US, UK Agree to Base Approach to Russia, China on ‘Shared Values’

During an Oval Office meeting on Tuesday aimed at underlining the US-British alliance recently reconfirmed with the trilateral security pact AUKUS, US President Joe Biden has agreed with UK Prime Minister Boris Johnson to continue a policy toward Russia and China based on shared values.

I that context, British PM Johnson emphasized he looks forward to the President Biden’s Summit for Democracy scheduled for December 9-10,] which will help drive international action.

According to Downing Street’s statement, PM Johnson and President Biden talks covered an array of international issues including China and Russia, the situation in Afghanistan, climate change as well as the recently announced AUKUS.

Both leaders have agreed the UK and US should continue to have an approach to these issues driven by our shared values and stressed the importance of the platforms like the trilateral pact comprising Australia as a tool to harness the expertise of the three countries to solve future challenges and to ensure global stability.

As Peter Rough, an analyst with the right-leaning Hudson Institute, pointed that the trilateral deal is a sign that post-Brexit Britain isn’t going to kowtow to China as some had predicted, appearing liberated as it operates outside the EU framework.

With regards to Afghanistan, they emphasized the need to prevent a humanitarian crisis by all the means at the disposal and to preserve all achievements made in the country, noting that the issue of the recognition of the Taliban regime’s government must take into account its respect for human rights.

When it comes to economy and trade issues, Johnson acknowledged that the post-Brexit bilateral free trade deal with the US the UK was hoping on is low on the list of priorities of President Biden, who does not seem eager to pursue stand-alone trade deals unlike his predecessor Trump.
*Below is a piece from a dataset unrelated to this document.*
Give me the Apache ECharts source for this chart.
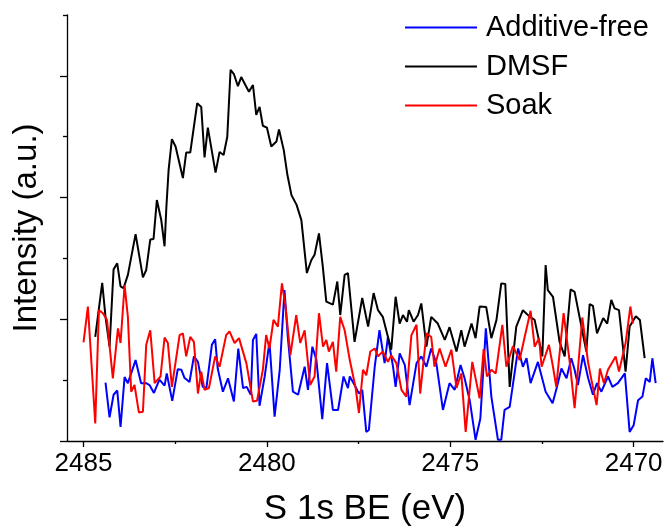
<!DOCTYPE html>
<html>
<head>
<meta charset="utf-8">
<script src="https://cdn.jsdelivr.net/npm/echarts@6/dist/echarts.min.js"></script>
<style>html,body{margin:0;padding:0;background:#fff;}#chart{width:668px;height:529px;}</style>
</head>
<body>
<div id="chart"></div>
<script>
// Legend / series names
const seriesNames = ['Additive-free', 'DMSF', 'Soak'];
// X tick labels (binding energy, eV)
const xMajorTicks = [2485, 2480, 2475, 2470];
const xMinorTicks = [2482.5, 2477.5, 2472.5];
const yMajorTicks = [0, 2, 4, 6];
const yMinorTicks = [1, 3, 5, 7];

// [BE (eV), intensity (a.u.)]
const dmsf = [
[2484.68,1.71],[2484.56,2.27],[2484.49,2.60],[2484.40,2.04],[2484.29,1.55],[2484.18,2.82],[2484.08,2.92],[2483.99,2.54],[2483.91,2.51],[2483.79,2.73],
[2483.58,3.40],[2483.38,2.69],[2483.29,2.81],[2483.18,3.31],[2483.09,3.32],[2483.00,3.96],[2482.88,3.63],[2482.79,3.20],[2482.74,3.85],[2482.68,4.45],
[2482.59,4.96],[2482.49,4.84],[2482.29,4.32],[2482.20,4.74],[2482.09,4.74],[2481.90,5.55],[2481.79,5.49],[2481.70,4.66],[2481.61,5.15],[2481.40,4.41],
[2481.29,4.75],[2481.18,4.70],[2481.08,5.00],[2480.99,6.10],[2480.90,6.03],[2480.79,5.83],[2480.70,5.98],[2480.49,5.74],[2480.38,5.85],[2480.29,5.36],
[2480.20,5.49],[2480.11,5.18],[2480.00,5.15],[2479.88,4.84],[2479.74,4.92],[2479.67,5.12],[2479.54,4.78],[2479.44,4.37],[2479.33,4.04],[2479.19,3.88],
[2479.06,3.63],[2478.91,2.76],[2478.79,2.97],[2478.70,3.06],[2478.58,3.41],[2478.48,2.89],[2478.38,2.29],[2478.20,2.24],[2478.08,2.62],[2478.00,2.07],
[2477.88,2.73],[2477.79,2.76],[2477.61,1.63],[2477.40,2.35],[2477.24,1.88],[2477.09,2.43],[2476.97,2.15],[2476.84,2.04],[2476.61,1.50],[2476.49,2.37],
[2476.38,1.93],[2476.29,2.07],[2476.18,1.96],[2476.13,2.15],[2476.00,1.96],[2475.88,2.07],[2475.79,2.26],[2475.65,1.55],[2475.52,2.04],[2475.34,1.93],
[2475.15,1.66],[2475.02,1.87],[2474.83,1.47],[2474.70,1.82],[2474.61,1.55],[2474.42,1.93],[2474.31,1.69],[2474.20,2.21],[2474.02,2.20],[2473.88,1.69],
[2473.74,1.99],[2473.61,2.59],[2473.50,2.58],[2473.38,0.89],[2473.20,1.88],[2473.02,2.15],[2472.83,2.04],[2472.70,1.99],[2472.49,1.39],[2472.40,2.89],
[2472.34,2.48],[2472.20,2.37],[2472.02,1.63],[2471.88,1.39],[2471.72,2.49],[2471.61,2.45],[2471.29,1.47],[2471.20,2.25],[2471.11,2.22],[2471.00,1.77],
[2470.83,2.02],[2470.72,1.93],[2470.61,2.32],[2470.52,2.18],[2470.40,2.15],[2470.22,1.14],[2470.11,1.88],[2469.94,2.05],[2469.83,1.99],[2469.70,1.36]
];

const soak = [
[2485.00,1.62],[2484.88,2.21],[2484.68,0.29],[2484.58,2.15],[2484.47,2.10],[2484.36,1.99],[2484.20,1.03],[2484.06,1.85],[2483.99,1.61],[2483.88,2.56],
[2483.79,2.04],[2483.70,0.81],[2483.61,0.92],[2483.49,0.47],[2483.38,0.48],[2483.29,1.58],[2483.18,1.82],[2483.06,0.95],[2482.90,1.06],[2482.79,1.70],
[2482.70,1.61],[2482.59,0.89],[2482.38,1.74],[2482.29,1.77],[2482.20,1.39],[2482.09,1.71],[2481.99,1.63],[2481.88,0.78],[2481.79,1.14],[2481.70,0.84],
[2481.58,0.87],[2481.41,1.39],[2481.29,1.22],[2481.11,1.74],[2481.02,1.80],[2480.88,1.61],[2480.76,1.69],[2480.56,1.28],[2480.38,0.65],[2480.27,0.66],
[2480.11,1.17],[2480.02,1.74],[2479.93,1.52],[2479.82,1.99],[2479.70,1.88],[2479.59,2.59],[2479.49,2.21],[2479.36,1.41],[2479.20,2.07],[2479.09,1.61],
[2478.97,1.82],[2478.82,0.92],[2478.70,1.06],[2478.58,2.10],[2478.47,1.55],[2478.38,1.66],[2478.31,1.47],[2478.20,1.63],[2478.11,1.14],[2478.00,2.04],
[2477.88,1.82],[2477.74,1.33],[2477.58,0.87],[2477.49,0.46],[2477.38,1.17],[2477.29,1.08],[2477.18,1.47],[2477.06,1.52],[2476.97,1.39],[2476.84,1.47],
[2476.70,1.30],[2476.61,1.41],[2476.47,1.28],[2476.33,0.84],[2476.20,0.73],[2476.06,1.74],[2475.92,1.91],[2475.82,0.78],[2475.65,1.77],[2475.52,1.71],
[2475.43,1.22],[2475.29,1.52],[2475.13,1.22],[2474.97,1.50],[2474.83,0.87],[2474.70,1.11],[2474.58,0.15],[2474.40,1.30],[2474.20,0.70],[2474.09,1.51],
[2474.00,1.06],[2473.88,1.17],[2473.76,1.11],[2473.58,1.91],[2473.47,1.22],[2473.29,1.56],[2473.11,1.33],[2472.99,1.66],[2472.81,2.14],[2472.70,1.55],
[2472.58,1.69],[2472.51,1.22],[2472.31,1.58],[2472.20,1.22],[2472.11,0.89],[2471.91,2.10],[2471.74,1.28],[2471.61,0.54],[2471.40,2.03],[2471.24,1.28],
[2471.15,1.00],[2471.01,0.59],[2470.92,1.19],[2470.81,0.95],[2470.70,1.17],[2470.49,1.39],[2470.40,1.14],[2470.22,1.61],[2470.09,2.21],[2470.02,1.93]
];

const additiveFree = [
[2484.40,0.96],[2484.29,0.39],[2484.18,0.76],[2484.08,0.83],[2483.99,0.23],[2483.88,1.05],[2483.79,0.95],[2483.58,1.33],[2483.43,0.95],[2483.29,0.95],
[2483.20,0.92],[2483.08,0.79],[2482.93,1.01],[2482.79,0.91],[2482.73,1.11],[2482.58,0.66],[2482.43,1.18],[2482.33,1.17],[2482.25,1.04],[2482.11,0.97],
[2481.99,1.39],[2481.88,1.30],[2481.75,0.89],[2481.65,0.87],[2481.50,1.58],[2481.41,1.67],[2481.34,1.19],[2481.20,0.81],[2481.06,1.03],[2480.90,0.65],
[2480.78,1.52],[2480.65,0.87],[2480.55,0.89],[2480.44,0.76],[2480.38,1.66],[2480.29,1.76],[2480.20,0.58],[2480.06,1.06],[2479.93,1.63],[2479.79,0.40],
[2479.65,1.17],[2479.52,2.48],[2479.43,1.71],[2479.29,0.81],[2479.15,0.76],[2478.97,1.22],[2478.88,0.84],[2478.76,1.55],[2478.65,1.33],[2478.49,0.36],
[2478.36,1.28],[2478.20,0.51],[2478.06,0.51],[2477.91,1.06],[2477.79,0.87],[2477.74,1.06],[2477.61,0.92],[2477.49,0.78],[2477.40,0.84],[2477.29,0.15],
[2477.22,0.18],[2477.06,1.22],[2476.93,1.82],[2476.79,1.28],[2476.70,1.71],[2476.56,1.22],[2476.49,0.89],[2476.38,1.44],[2476.24,1.25],[2476.11,0.59],
[2475.92,1.28],[2475.79,1.39],[2475.65,1.22],[2475.52,1.52],[2475.38,1.28],[2475.20,0.51],[2475.02,0.95],[2474.88,0.84],[2474.72,1.25],[2474.61,1.03],
[2474.47,0.67],[2474.31,0.02],[2474.18,0.37],[2474.03,1.85],[2473.88,0.73],[2473.70,0.02],[2473.61,0.02],[2473.52,0.51],[2473.38,0.56],[2473.15,1.52],
[2473.02,1.22],[2472.92,1.36],[2472.81,0.95],[2472.61,1.30],[2472.40,0.81],[2472.21,0.62],[2472.09,0.89],[2471.97,1.19],[2471.83,1.03],[2471.70,1.36],
[2471.61,1.17],[2471.52,0.92],[2471.38,1.41],[2471.24,1.03],[2471.11,0.76],[2471.00,0.95],[2470.88,0.81],[2470.70,1.06],[2470.58,0.89],[2470.43,0.95],
[2470.24,1.11],[2470.11,0.15],[2470.00,0.26],[2469.88,0.67],[2469.76,0.73],[2469.67,1.03],[2469.56,0.97],[2469.49,1.36],[2469.40,0.95]
];

const FONT = '"Liberation Sans", Arial, sans-serif';
const chart = echarts.init(document.getElementById('chart'), null, {renderer: 'canvas'});
const xBase = {
  type: 'value', min: 2469.2, max: 2485.45, inverse: true, position: 'bottom',
  splitLine: {show: false}
};
const yBase = {type: 'value', min: 0, max: 7, position: 'left', splitLine: {show: false}};
const mk = (name, data, color) => ({
  name, type: 'line', data, symbol: 'none', showSymbol: false,
  lineStyle: {color, width: 2}, itemStyle: {color}, animation: false, z: 3
});
chart.setOption({
  animation: false,
  backgroundColor: '#ffffff',
  grid: {left: 67, right: 5, top: 15, bottom: 88, containLabel: false, outerBoundsMode: 'none'},
  legend: {
    orient: 'vertical', left: 405, top: 13, padding: 0,
    icon: 'rect', itemWidth: 72, itemHeight: 2, itemGap: 10,
    data: seriesNames,
    textStyle: {fontFamily: FONT, fontSize: 29, color: '#000', lineHeight: 29, padding: [0, 0, 0, 4]}
  },
  xAxis: [
    Object.assign({}, xBase, {
      name: 'S 1s BE (eV)', nameLocation: 'middle', nameGap: 51,
      nameTextStyle: {fontFamily: FONT, fontSize: 35, color: '#000'},
      axisLine: {show: true, onZero: false, lineStyle: {color: '#000', width: 1.3}},
      axisTick: {show: true, inside: false, length: 6, lineStyle: {color: '#000', width: 1.3}, customValues: xMajorTicks},
      axisLabel: {show: true, margin: 10, fontFamily: FONT, fontSize: 26, color: '#000', customValues: xMajorTicks,
        formatter: (v) => String(v)}
    }),
    Object.assign({}, xBase, {
      axisLine: {show: false},
      axisTick: {show: true, inside: false, length: 3, lineStyle: {color: '#000', width: 1.3}, customValues: xMinorTicks},
      axisLabel: {show: false}
    })
  ],
  yAxis: [
    Object.assign({}, yBase, {
      name: 'Intensity (a.u.)', nameLocation: 'middle', nameGap: 24,
      nameTextStyle: {fontFamily: FONT, fontSize: 33, color: '#000'},
      axisLine: {show: true, onZero: false, lineStyle: {color: '#000', width: 1.3}},
      axisTick: {show: true, inside: false, length: 7, lineStyle: {color: '#000', width: 1.3}, customValues: yMajorTicks},
      axisLabel: {show: false}
    }),
    Object.assign({}, yBase, {
      axisLine: {show: false},
      axisTick: {show: true, inside: false, length: 4, lineStyle: {color: '#000', width: 1.3}, customValues: yMinorTicks},
      axisLabel: {show: false}
    })
  ],
  series: [
    mk(seriesNames[0], additiveFree, '#0000ff'),
    mk(seriesNames[1], dmsf, '#000000'),
    mk(seriesNames[2], soak, '#ff0000')
  ]
});
</script>
</body>
</html>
Asked if the post-EU UK was indeed at the back of the queue for a US trade deal, as former President Obama warned in 2016, Biden dashed any hopes Johnson might have had saying “We’ll have to work that through.”

That’s why, according to BBC, the UK is considering joining the free trade agreement between the US, Mexico and Canada, along with a possible series of smaller, sectoral deals with the US on separate issues.

They’re betting on that card as an alternative to a US-UK free-trade agreement (FTA), hopes for which have waned, hoping it might prove more successful.

Stressing that the ball is now in the US’s court, one UK official has complained that putting the US trade deal on a pedestal had set post-Brexit expectations too high and it has now become a distraction.

The USMCA agreement between the US, Mexico and Canada replaced in July last year the renegotiated North American Free Trade Agreement (NAFTA) after Trump offered a rebalanced deal that works much better for the US.

In the wake of Brexit and leaving the EU’s single market, London is keen to strike free trade deal with the US that would encourage more business between the two countries by making it cheaper, usually by reducing or eliminating tariffs.

One senior government figure said that both London and Washington could also consider negotiating into the 11-nation Comprehensive and Progressive Agreement for Trans-Pacific Partnership.